> _THE EXERCISE_:
Extract everything from the first line through the line with "red = '#c61330'", both ends included, except for any pictures.
□ □ □ □ □ □ □
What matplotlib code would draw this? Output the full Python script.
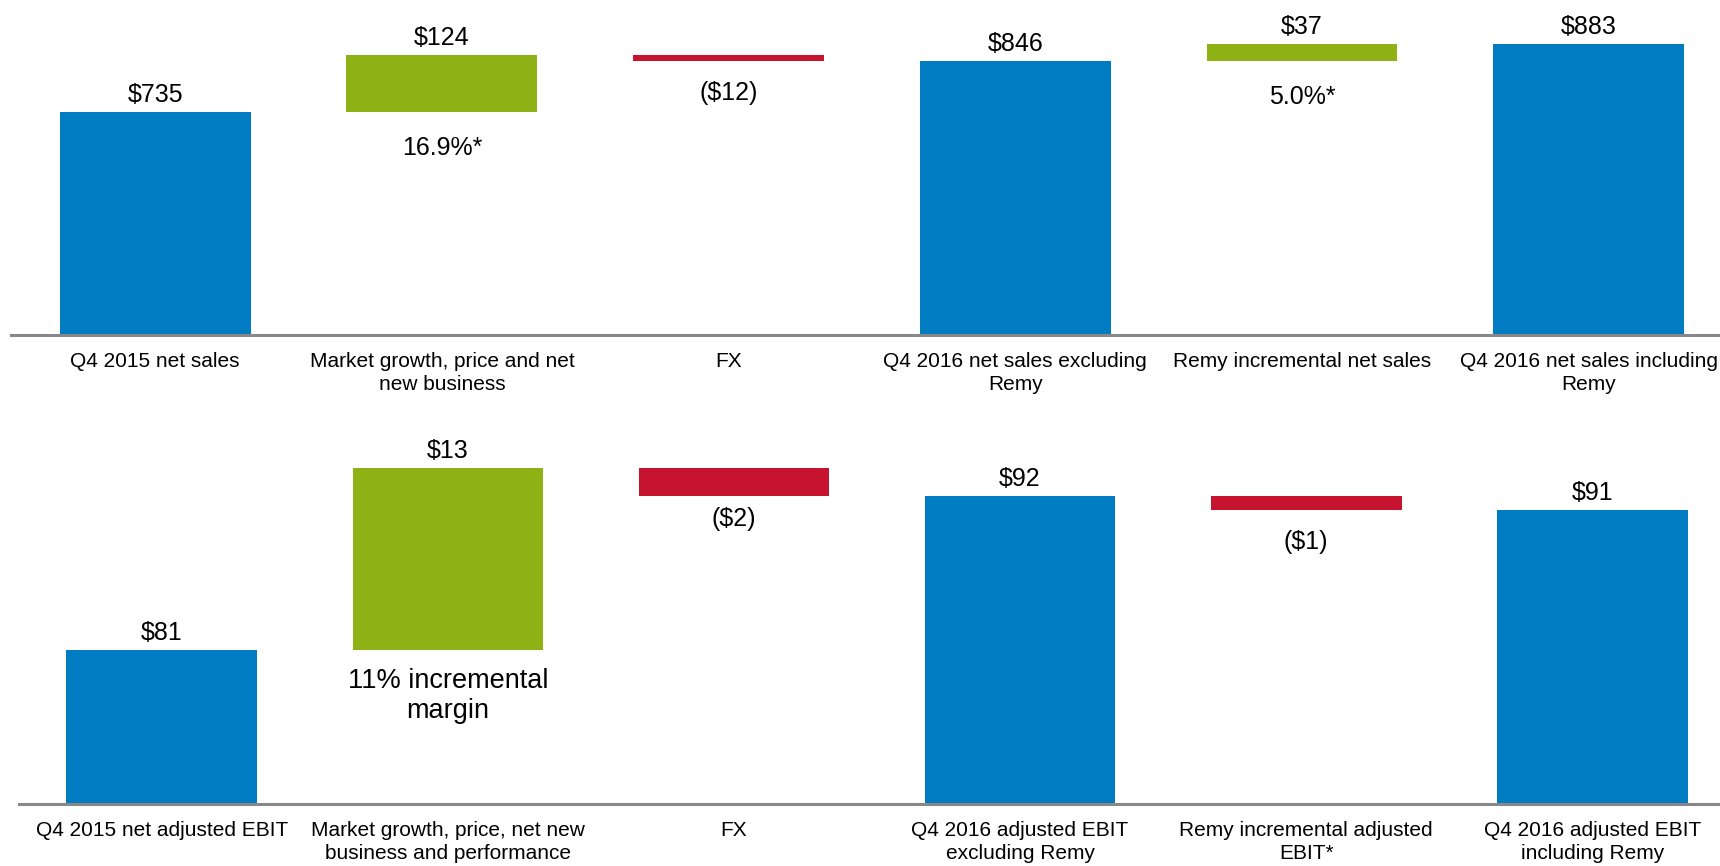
import numpy as np
import matplotlib
matplotlib.use('Agg')
import matplotlib.pyplot as plt

plt.rcParams['font.family'] = ['Liberation Sans', 'DejaVu Sans']

# top chart: net sales bridge
sales_labels = ['Q4 2015 net sales', 'Market growth, price and net\nnew business', 'FX',
                'Q4 2016 net sales excluding\nRemy', 'Remy incremental net sales',
                'Q4 2016 net sales including\nRemy']
sales_values = [735, 124, -12, 846, 37, 883]
sales_is_total = [True, False, False, True, False, True]
sales_text = ['$735', '$124', '($12)', '$846', '$37', '$883']
sales_notes = ['', '16.9%*', '', '', '5.0%*', '']

# bottom chart: adjusted EBIT bridge
ebit_labels = ['Q4 2015 net adjusted EBIT', 'Market growth, price, net new\nbusiness and performance', 'FX',
               'Q4 2016 adjusted EBIT\nexcluding Remy', 'Remy incremental adjusted\nEBIT*',
               'Q4 2016 adjusted EBIT\nincluding Remy']
ebit_values = [81, 13, -2, 92, -1, 91]
ebit_is_total = [True, False, False, True, False, True]
ebit_text = ['$81', '$13', '($2)', '$92', '($1)', '$91']
ebit_notes = ['', '11% incremental\nmargin', '', '', '', '']

blue = '#007cc2'
green = '#8eb116'
red = '#c61330'


def waterfall(ax, labels, values, is_total, texts, notes, note_size, note_off, neg_off):
    x = np.arange(len(values))
    running = 0
    for i, v in enumerate(values):
        if is_total[i]:
            bottom, height, col = 0, v, blue
            running = v
        else:
            bottom, height = running, v
            col = green if v > 0 else red
            running = running + v
        ax.bar(x[i], height, bottom=bottom, width=0.666, color=col, zorder=2)
        top = max(bottom, bottom + height)
        low = min(bottom, bottom + height)
        if v >= 0:
            ax.annotate(texts[i], (x[i], top), xytext=(0, 12.5), textcoords='offset points',
                        ha='center', va='center', fontsize=18, annotation_clip=False)
        else:
            ax.annotate(texts[i], (x[i], low), xytext=(0, -neg_off[i]), textcoords='offset points',
                        ha='center', va='center', fontsize=18, annotation_clip=False)
        if notes[i]:
            ax.annotate(notes[i], (x[i], low), xytext=(0, -note_off), textcoords='offset points',
                        ha='center', va='top', fontsize=note_size, linespacing=1.2,
                        annotation_clip=False)
    ax.set_xticks(x)
    ax.set_xticklabels(labels, fontsize=15, linespacing=1.3)
    ax.tick_params(axis='x', length=0, pad=12)
    ax.set_yticks([])
    for s in ['top', 'left', 'right']:
        ax.spines[s].set_visible(False)
    ax.spines['bottom'].set_color('#888888')
    ax.spines['bottom'].set_linewidth(2.2)


fig = plt.figure(figsize=(17.2, 8.66), dpi=100)

ax1 = fig.add_axes([0.0064, 0.6132, 0.9936, 0.3753])
waterfall(ax1, sales_labels, sales_values, sales_is_total, sales_text, sales_notes,
          18, 17.5, [0, 0, 23.5, 0, 0, 0])
ax1.set_xlim(-0.503, 5.458)
ax1.set_ylim(250, 957)

ax2 = fig.add_axes([0.0108, 0.0716, 0.9892, 0.4203])
waterfall(ax2, ebit_labels, ebit_values, ebit_is_total, ebit_text, ebit_notes,
          19.5, 13, [0, 0, 16.5, 0, 23, 0])
ax2.set_xlim(-0.5, 5.446)
ax2.set_ylim(70, 96)

fig.savefig('out.png', dpi=100)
□ □ □ □ □ □ □
> _TASK ANSWER_:
What matplotlib code would draw this? Output the full Python script.
import numpy as np
import matplotlib
matplotlib.use('Agg')
import matplotlib.pyplot as plt

plt.rcParams['font.family'] = ['Liberation Sans', 'DejaVu Sans']

# top chart: net sales bridge
sales_labels = ['Q4 2015 net sales', 'Market growth, price and net\nnew business', 'FX',
                'Q4 2016 net sales excluding\nRemy', 'Remy incremental net sales',
                'Q4 2016 net sales including\nRemy']
sales_values = [735, 124, -12, 846, 37, 883]
sales_is_total = [True, False, False, True, False, True]
sales_text = ['$735', '$124', '($12)', '$846', '$37', '$883']
sales_notes = ['', '16.9%*', '', '', '5.0%*', '']

# bottom chart: adjusted EBIT bridge
ebit_labels = ['Q4 2015 net adjusted EBIT', 'Market growth, price, net new\nbusiness and performance', 'FX',
               'Q4 2016 adjusted EBIT\nexcluding Remy', 'Remy incremental adjusted\nEBIT*',
               'Q4 2016 adjusted EBIT\nincluding Remy']
ebit_values = [81, 13, -2, 92, -1, 91]
ebit_is_total = [True, False, False, True, False, True]
ebit_text = ['$81', '$13', '($2)', '$92', '($1)', '$91']
ebit_notes = ['', '11% incremental\nmargin', '', '', '', '']

blue = '#007cc2'
green = '#8eb116'
red = '#c61330'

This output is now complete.